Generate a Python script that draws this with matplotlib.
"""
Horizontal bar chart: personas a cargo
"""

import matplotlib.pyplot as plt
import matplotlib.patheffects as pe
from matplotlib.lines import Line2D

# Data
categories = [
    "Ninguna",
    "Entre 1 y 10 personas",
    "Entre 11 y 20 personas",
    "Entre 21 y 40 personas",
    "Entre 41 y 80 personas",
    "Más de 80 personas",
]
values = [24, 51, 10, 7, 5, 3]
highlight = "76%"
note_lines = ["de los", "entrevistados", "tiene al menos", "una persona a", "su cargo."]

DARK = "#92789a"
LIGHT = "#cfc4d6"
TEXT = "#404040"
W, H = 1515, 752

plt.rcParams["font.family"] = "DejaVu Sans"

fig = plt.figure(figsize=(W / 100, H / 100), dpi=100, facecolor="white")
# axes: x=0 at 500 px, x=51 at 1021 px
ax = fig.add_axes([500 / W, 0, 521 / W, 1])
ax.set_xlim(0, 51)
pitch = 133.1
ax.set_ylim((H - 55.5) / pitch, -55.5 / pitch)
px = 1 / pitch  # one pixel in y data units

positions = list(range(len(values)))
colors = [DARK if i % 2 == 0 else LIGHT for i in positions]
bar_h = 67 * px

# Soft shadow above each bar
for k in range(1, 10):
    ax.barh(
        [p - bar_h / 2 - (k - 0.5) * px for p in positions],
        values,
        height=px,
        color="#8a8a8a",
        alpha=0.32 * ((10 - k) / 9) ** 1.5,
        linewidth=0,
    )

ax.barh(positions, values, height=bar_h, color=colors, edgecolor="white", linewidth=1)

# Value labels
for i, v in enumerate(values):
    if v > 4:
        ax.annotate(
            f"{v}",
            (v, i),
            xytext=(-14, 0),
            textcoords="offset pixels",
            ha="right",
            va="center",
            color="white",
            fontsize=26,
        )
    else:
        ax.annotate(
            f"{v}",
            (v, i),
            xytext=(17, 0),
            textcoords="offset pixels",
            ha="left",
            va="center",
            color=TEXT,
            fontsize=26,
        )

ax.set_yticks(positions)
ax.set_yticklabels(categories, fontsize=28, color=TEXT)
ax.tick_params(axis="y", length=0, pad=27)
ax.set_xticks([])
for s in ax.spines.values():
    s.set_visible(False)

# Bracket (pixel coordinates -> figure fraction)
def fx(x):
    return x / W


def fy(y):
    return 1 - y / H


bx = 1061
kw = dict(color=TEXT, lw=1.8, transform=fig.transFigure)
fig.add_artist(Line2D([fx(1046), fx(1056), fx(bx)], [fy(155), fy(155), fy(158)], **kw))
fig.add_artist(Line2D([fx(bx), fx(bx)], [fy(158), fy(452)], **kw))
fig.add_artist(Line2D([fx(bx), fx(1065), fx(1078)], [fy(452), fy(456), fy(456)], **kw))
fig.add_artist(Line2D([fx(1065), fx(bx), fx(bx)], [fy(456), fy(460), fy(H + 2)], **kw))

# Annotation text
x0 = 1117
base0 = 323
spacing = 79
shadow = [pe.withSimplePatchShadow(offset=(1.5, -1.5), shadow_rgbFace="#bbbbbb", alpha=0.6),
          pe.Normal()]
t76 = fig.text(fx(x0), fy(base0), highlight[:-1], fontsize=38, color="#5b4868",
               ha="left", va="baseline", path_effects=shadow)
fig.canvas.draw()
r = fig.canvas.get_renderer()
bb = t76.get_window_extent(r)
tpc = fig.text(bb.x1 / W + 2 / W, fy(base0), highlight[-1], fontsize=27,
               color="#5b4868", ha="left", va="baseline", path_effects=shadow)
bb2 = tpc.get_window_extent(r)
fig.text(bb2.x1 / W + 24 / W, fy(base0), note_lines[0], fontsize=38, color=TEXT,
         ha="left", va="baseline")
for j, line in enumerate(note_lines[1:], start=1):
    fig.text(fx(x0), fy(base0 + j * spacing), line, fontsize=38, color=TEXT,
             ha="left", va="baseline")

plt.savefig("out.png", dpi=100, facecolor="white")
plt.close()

+ + + + + + +

● The task:
Begin with the first line of the data above and, please, print each line exactly until you have printed the line containing "from matplotlib.lines import Line2D"; print nothing else.

● Reply:
Generate a Python script that draws this with matplotlib.
"""
Horizontal bar chart: personas a cargo
"""

import matplotlib.pyplot as plt
import matplotlib.patheffects as pe
from matplotlib.lines import Line2D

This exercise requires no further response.